The claim of the petitioner was founded on his application to the governor of East Florida, for a grant of sixteen thousand acres (65 km²) of land, in consideration of his services to the Spanish government; and for erecting machinery for the purpose of sawing timber. The grant was made by the governor, in absolute property, with a promise of a title in form. The date of the grant was the 6th of December 1814.

It has been suggested by the attorney-general, that though there was no express condition in the grant, one was implied from the consideration being in part the erection of a saw-mill. But we cannot attach any condition to a grant of absolute property in the whole quantity.
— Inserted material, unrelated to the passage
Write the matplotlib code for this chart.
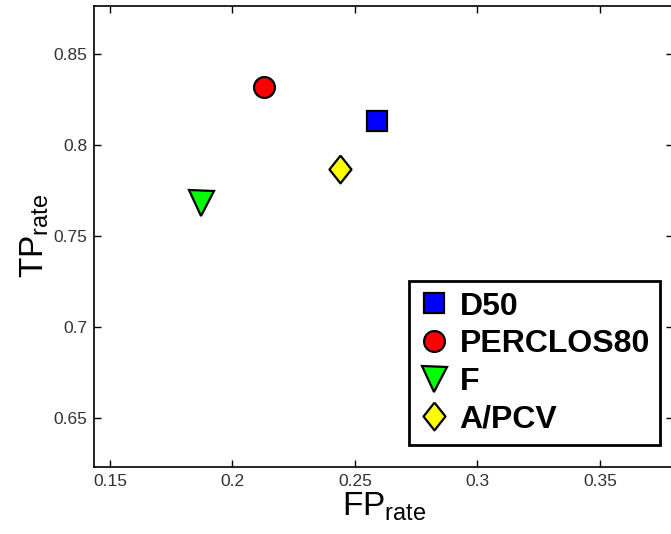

It was exclusively for the governor to judge of the conditions to be imposed on his grant: he appears to have considered the services of the appellee a sufficient consideration, and made the grant absolute.

The land was surveyed in one tract, at the place called for in the grant, on 2 September 1818. On an inspection of the whole record, we are of opinion that the title of the petitioner to the land surveyed, is valid; and therefore affirm the decree of the court below.

This cause came on to be heard on the transcript of the record from the superior court for the district of East Florida, and was argued by counsel; on consideration whereof, it is ordered, adjudged and decreed by this court, that the decree of the said superior court for the district of East Florida in this cause be, and the same is hereby affirmed.

This is one of the Spanish Land Grant cases from early 19th century Florida. America's highest court ruled on an appeal by the United States of a Florida court's decision to honor a land grant to the appellee of 16,000 acres (65 km²).